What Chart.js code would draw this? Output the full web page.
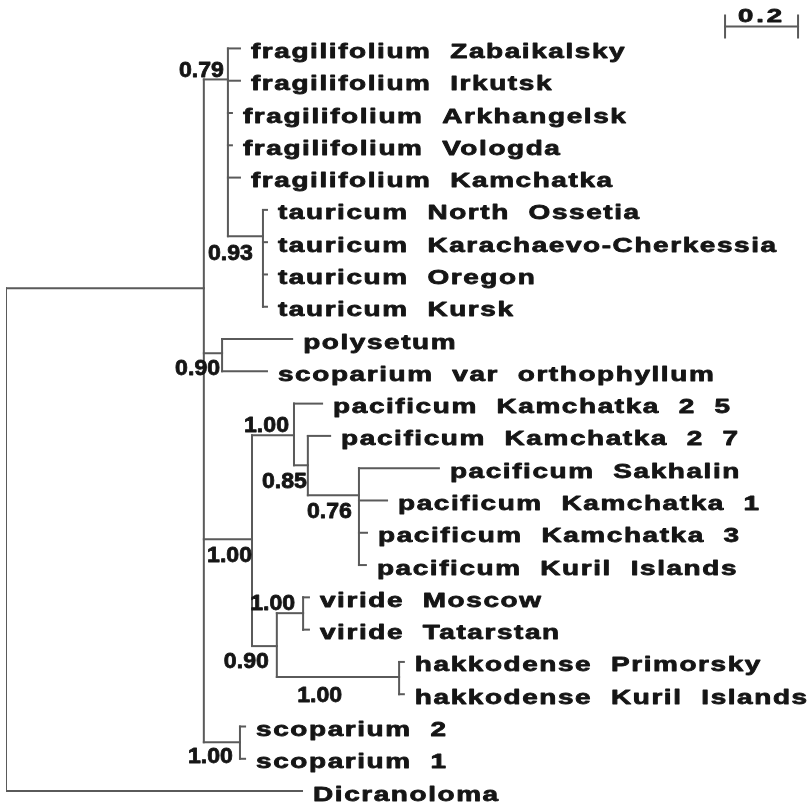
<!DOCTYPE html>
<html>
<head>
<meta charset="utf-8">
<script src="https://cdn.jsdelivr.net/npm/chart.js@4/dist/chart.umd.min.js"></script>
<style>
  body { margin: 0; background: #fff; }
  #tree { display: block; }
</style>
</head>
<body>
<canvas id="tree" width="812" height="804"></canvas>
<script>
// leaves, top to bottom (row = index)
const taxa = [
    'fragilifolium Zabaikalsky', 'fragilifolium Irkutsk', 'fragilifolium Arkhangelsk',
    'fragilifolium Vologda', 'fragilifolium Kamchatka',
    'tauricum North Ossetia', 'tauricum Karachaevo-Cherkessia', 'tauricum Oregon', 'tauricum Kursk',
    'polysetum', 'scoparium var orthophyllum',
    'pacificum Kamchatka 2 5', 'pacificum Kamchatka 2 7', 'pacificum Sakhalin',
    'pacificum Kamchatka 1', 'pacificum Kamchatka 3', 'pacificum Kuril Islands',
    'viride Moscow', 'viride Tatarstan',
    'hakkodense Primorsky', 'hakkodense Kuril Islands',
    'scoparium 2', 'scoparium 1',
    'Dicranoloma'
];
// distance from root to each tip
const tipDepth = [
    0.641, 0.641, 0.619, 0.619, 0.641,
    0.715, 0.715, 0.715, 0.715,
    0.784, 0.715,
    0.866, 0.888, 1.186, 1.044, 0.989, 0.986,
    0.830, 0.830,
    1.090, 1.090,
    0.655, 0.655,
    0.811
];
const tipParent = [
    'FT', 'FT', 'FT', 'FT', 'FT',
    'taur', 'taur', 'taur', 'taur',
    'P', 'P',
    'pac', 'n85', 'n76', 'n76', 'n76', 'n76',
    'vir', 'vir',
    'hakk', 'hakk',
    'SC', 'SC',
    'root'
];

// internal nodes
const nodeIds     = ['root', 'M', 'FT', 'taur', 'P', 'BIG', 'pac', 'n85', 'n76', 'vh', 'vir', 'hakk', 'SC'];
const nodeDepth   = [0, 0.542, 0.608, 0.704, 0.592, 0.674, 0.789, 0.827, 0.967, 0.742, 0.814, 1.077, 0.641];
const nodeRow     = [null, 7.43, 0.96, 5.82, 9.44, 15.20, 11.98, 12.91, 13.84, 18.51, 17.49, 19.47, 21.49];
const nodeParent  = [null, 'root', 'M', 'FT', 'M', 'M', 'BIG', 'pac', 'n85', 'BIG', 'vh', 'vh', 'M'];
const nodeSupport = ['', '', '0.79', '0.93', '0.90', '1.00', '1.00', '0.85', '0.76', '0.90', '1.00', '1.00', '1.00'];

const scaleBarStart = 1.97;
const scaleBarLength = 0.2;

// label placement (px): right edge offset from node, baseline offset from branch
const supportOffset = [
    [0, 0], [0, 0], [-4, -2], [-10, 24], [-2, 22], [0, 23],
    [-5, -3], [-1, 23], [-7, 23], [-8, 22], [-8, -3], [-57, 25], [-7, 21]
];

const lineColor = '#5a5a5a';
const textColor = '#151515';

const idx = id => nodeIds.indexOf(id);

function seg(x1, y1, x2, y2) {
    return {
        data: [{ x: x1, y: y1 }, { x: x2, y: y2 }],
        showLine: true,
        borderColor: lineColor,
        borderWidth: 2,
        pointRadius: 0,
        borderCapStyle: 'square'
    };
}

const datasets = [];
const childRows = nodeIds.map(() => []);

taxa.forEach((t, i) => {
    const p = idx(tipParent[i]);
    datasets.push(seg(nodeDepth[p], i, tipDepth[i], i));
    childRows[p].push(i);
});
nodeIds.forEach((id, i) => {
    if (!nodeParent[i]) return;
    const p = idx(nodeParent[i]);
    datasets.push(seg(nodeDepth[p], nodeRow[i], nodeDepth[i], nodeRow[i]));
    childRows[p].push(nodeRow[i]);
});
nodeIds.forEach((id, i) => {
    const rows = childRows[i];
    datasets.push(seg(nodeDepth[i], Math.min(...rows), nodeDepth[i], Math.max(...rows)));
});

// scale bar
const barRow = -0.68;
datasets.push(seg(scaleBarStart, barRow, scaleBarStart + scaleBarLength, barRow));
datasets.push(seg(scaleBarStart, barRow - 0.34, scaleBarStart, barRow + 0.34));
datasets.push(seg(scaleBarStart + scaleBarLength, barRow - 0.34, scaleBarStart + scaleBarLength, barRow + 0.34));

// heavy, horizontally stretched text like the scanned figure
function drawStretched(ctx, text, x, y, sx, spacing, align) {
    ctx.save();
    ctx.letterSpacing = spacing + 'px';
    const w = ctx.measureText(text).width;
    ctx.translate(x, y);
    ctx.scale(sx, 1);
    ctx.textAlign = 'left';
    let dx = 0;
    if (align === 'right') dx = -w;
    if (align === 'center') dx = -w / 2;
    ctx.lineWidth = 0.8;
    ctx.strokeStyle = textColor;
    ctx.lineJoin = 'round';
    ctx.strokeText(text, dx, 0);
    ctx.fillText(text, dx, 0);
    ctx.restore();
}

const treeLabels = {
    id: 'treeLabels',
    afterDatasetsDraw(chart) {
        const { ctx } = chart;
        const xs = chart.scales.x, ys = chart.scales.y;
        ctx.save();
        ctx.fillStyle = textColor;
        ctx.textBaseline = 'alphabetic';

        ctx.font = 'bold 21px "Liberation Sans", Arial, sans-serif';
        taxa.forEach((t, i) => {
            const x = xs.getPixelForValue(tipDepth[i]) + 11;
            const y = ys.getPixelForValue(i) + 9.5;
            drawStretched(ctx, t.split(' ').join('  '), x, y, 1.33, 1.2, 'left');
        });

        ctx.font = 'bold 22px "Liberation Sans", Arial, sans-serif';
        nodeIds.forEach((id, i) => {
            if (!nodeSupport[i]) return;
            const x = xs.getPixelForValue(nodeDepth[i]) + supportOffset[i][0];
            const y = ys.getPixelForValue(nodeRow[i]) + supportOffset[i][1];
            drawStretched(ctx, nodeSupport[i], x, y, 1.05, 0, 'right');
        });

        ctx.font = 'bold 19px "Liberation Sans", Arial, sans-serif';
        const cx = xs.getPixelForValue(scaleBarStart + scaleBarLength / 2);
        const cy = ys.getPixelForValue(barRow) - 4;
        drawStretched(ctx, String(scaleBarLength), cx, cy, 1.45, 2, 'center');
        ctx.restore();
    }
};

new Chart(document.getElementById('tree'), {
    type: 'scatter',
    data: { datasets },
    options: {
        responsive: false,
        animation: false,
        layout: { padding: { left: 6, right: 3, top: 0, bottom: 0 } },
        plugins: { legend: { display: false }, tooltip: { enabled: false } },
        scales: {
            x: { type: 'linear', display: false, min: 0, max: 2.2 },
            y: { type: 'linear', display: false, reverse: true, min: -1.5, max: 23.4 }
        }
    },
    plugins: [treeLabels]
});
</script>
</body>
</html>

^^^^

- STATED EXERCISE -
Reproduce every line precisely as given, omitting all pictures.

- CORRECT OUTPUT -
What Chart.js code would draw this? Output the full web page.
<!DOCTYPE html>
<html>
<head>
<meta charset="utf-8">
<script src="https://cdn.jsdelivr.net/npm/chart.js@4/dist/chart.umd.min.js"></script>
<style>
  body { margin: 0; background: #fff; }
  #tree { display: block; }
</style>
</head>
<body>
<canvas id="tree" width="812" height="804"></canvas>
<script>
// leaves, top to bottom (row = index)
const taxa = [
    'fragilifolium Zabaikalsky', 'fragilifolium Irkutsk', 'fragilifolium Arkhangelsk',
    'fragilifolium Vologda', 'fragilifolium Kamchatka',
    'tauricum North Ossetia', 'tauricum Karachaevo-Cherkessia', 'tauricum Oregon', 'tauricum Kursk',
    'polysetum', 'scoparium var orthophyllum',
    'pacificum Kamchatka 2 5', 'pacificum Kamchatka 2 7', 'pacificum Sakhalin',
    'pacificum Kamchatka 1', 'pacificum Kamchatka 3', 'pacificum Kuril Islands',
    'viride Moscow', 'viride Tatarstan',
    'hakkodense Primorsky', 'hakkodense Kuril Islands',
    'scoparium 2', 'scoparium 1',
    'Dicranoloma'
];
// distance from root to each tip
const tipDepth = [
    0.641, 0.641, 0.619, 0.619, 0.641,
    0.715, 0.715, 0.715, 0.715,
    0.784, 0.715,
    0.866, 0.888, 1.186, 1.044, 0.989, 0.986,
    0.830, 0.830,
    1.090, 1.090,
    0.655, 0.655,
    0.811
];
const tipParent = [
    'FT', 'FT', 'FT', 'FT', 'FT',
    'taur', 'taur', 'taur', 'taur',
    'P', 'P',
    'pac', 'n85', 'n76', 'n76', 'n76', 'n76',
    'vir', 'vir',
    'hakk', 'hakk',
    'SC', 'SC',
    'root'
];

// internal nodes
const nodeIds     = ['root', 'M', 'FT', 'taur', 'P', 'BIG', 'pac', 'n85', 'n76', 'vh', 'vir', 'hakk', 'SC'];
const nodeDepth   = [0, 0.542, 0.608, 0.704, 0.592, 0.674, 0.789, 0.827, 0.967, 0.742, 0.814, 1.077, 0.641];
const nodeRow     = [null, 7.43, 0.96, 5.82, 9.44, 15.20, 11.98, 12.91, 13.84, 18.51, 17.49, 19.47, 21.49];
const nodeParent  = [null, 'root', 'M', 'FT', 'M', 'M', 'BIG', 'pac', 'n85', 'BIG', 'vh', 'vh', 'M'];
const nodeSupport = ['', '', '0.79', '0.93', '0.90', '1.00', '1.00', '0.85', '0.76', '0.90', '1.00', '1.00', '1.00'];

const scaleBarStart = 1.97;
const scaleBarLength = 0.2;

// label placement (px): right edge offset from node, baseline offset from branch
const supportOffset = [
    [0, 0], [0, 0], [-4, -2], [-10, 24], [-2, 22], [0, 23],
    [-5, -3], [-1, 23], [-7, 23], [-8, 22], [-8, -3], [-57, 25], [-7, 21]
];

const lineColor = '#5a5a5a';
const textColor = '#151515';

const idx = id => nodeIds.indexOf(id);

function seg(x1, y1, x2, y2) {
    return {
        data: [{ x: x1, y: y1 }, { x: x2, y: y2 }],
        showLine: true,
        borderColor: lineColor,
        borderWidth: 2,
        pointRadius: 0,
        borderCapStyle: 'square'
    };
}

const datasets = [];
const childRows = nodeIds.map(() => []);

taxa.forEach((t, i) => {
    const p = idx(tipParent[i]);
    datasets.push(seg(nodeDepth[p], i, tipDepth[i], i));
    childRows[p].push(i);
});
nodeIds.forEach((id, i) => {
    if (!nodeParent[i]) return;
    const p = idx(nodeParent[i]);
    datasets.push(seg(nodeDepth[p], nodeRow[i], nodeDepth[i], nodeRow[i]));
    childRows[p].push(nodeRow[i]);
});
nodeIds.forEach((id, i) => {
    const rows = childRows[i];
    datasets.push(seg(nodeDepth[i], Math.min(...rows), nodeDepth[i], Math.max(...rows)));
});

// scale bar
const barRow = -0.68;
datasets.push(seg(scaleBarStart, barRow, scaleBarStart + scaleBarLength, barRow));
datasets.push(seg(scaleBarStart, barRow - 0.34, scaleBarStart, barRow + 0.34));
datasets.push(seg(scaleBarStart + scaleBarLength, barRow - 0.34, scaleBarStart + scaleBarLength, barRow + 0.34));

// heavy, horizontally stretched text like the scanned figure
function drawStretched(ctx, text, x, y, sx, spacing, align) {
    ctx.save();
    ctx.letterSpacing = spacing + 'px';
    const w = ctx.measureText(text).width;
    ctx.translate(x, y);
    ctx.scale(sx, 1);
    ctx.textAlign = 'left';
    let dx = 0;
    if (align === 'right') dx = -w;
    if (align === 'center') dx = -w / 2;
    ctx.lineWidth = 0.8;
    ctx.strokeStyle = textColor;
    ctx.lineJoin = 'round';
    ctx.strokeText(text, dx, 0);
    ctx.fillText(text, dx, 0);
    ctx.restore();
}

const treeLabels = {
    id: 'treeLabels',
    afterDatasetsDraw(chart) {
        const { ctx } = chart;
        const xs = chart.scales.x, ys = chart.scales.y;
        ctx.save();
        ctx.fillStyle = textColor;
        ctx.textBaseline = 'alphabetic';

        ctx.font = 'bold 21px "Liberation Sans", Arial, sans-serif';
        taxa.forEach((t, i) => {
            const x = xs.getPixelForValue(tipDepth[i]) + 11;
            const y = ys.getPixelForValue(i) + 9.5;
            drawStretched(ctx, t.split(' ').join('  '), x, y, 1.33, 1.2, 'left');
        });

        ctx.font = 'bold 22px "Liberation Sans", Arial, sans-serif';
        nodeIds.forEach((id, i) => {
            if (!nodeSupport[i]) return;
            const x = xs.getPixelForValue(nodeDepth[i]) + supportOffset[i][0];
            const y = ys.getPixelForValue(nodeRow[i]) + supportOffset[i][1];
            drawStretched(ctx, nodeSupport[i], x, y, 1.05, 0, 'right');
        });

        ctx.font = 'bold 19px "Liberation Sans", Arial, sans-serif';
        const cx = xs.getPixelForValue(scaleBarStart + scaleBarLength / 2);
        const cy = ys.getPixelForValue(barRow) - 4;
        drawStretched(ctx, String(scaleBarLength), cx, cy, 1.45, 2, 'center');
        ctx.restore();
    }
};

new Chart(document.getElementById('tree'), {
    type: 'scatter',
    data: { datasets },
    options: {
        responsive: false,
        animation: false,
        layout: { padding: { left: 6, right: 3, top: 0, bottom: 0 } },
        plugins: { legend: { display: false }, tooltip: { enabled: false } },
        scales: {
            x: { type: 'linear', display: false, min: 0, max: 2.2 },
            y: { type: 'linear', display: false, reverse: true, min: -1.5, max: 23.4 }
        }
    },
    plugins: [treeLabels]
});
</script>
</body>
</html>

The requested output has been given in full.